Kurzbeschreibung des allgemeinen Verfahrens
- Prüfung, ob ein Steuerberater eingeschaltet werden soll.
- Besuch der Internetseite des Polnischen Finanzministeriums.
- Ausfüllen des Formulars VAT-R mit vollständigen Anlagen in Originalsprache und Polnisch, mindestens einen Monat vor der Fahrt.
- Überweisung der Registrierungsgebühr von 170 Zloty auf das genannte Konto des Finanzamts.
- Klären, ob Steuerrückerstattungen zu erwarten sind. Wenn ja, wird ein Bankkonto in Polen benötigt.
- Mitführen des Formulars VAT-R in den Bussen.
- Abwarten, bis die NIP-Nummer zugeteilt wird.

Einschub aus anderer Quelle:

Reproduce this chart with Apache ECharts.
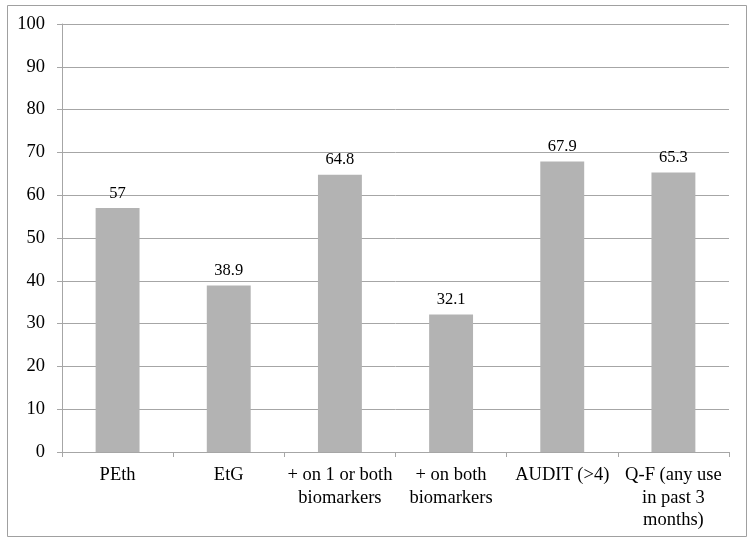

- Monatlich oder quartalsweise die Steuererklärung einreichen (VAT-7 (monatlich) oder VAT-7D (quartalsweise), spätestens bis zum 25. des Folgemonats. Achtung: Die quartalsweise Abrechnung muss beantragt werden und erfordert Voraussetzungen.
Adresse des Finanzamts:
II Urzad Skarbowy Warszawa-Srodmiescie
ul. Jagiellonska 15
03-719 Warszawa
POLEN
Tel.: 0048/22/511 35 00,
Fax: 0048/22/511 35 02
E-mail: us1436@mz.mofnet.gov.pl
Die Registrierungsgebühr im allgemeinen Verfahren ist auf das folgende Konto zu entrichten:
Bankverbindung:
Urzad Dzielnicy Praga Polnoc
Bank: Handlowy, Warszawa
IBAN: PL 96 1030 1508 0000 0005 5002 6074
SWIFT: CITIPLPX
Wir empfehlen, wenn Sie unsicher sind, Ihren Steuerberater zu fragen. Dieser Text kann keine steuerliche Beratung ersetzen, sondern soll nur einen allgemeinen Überblick über die Thematik verschaffen.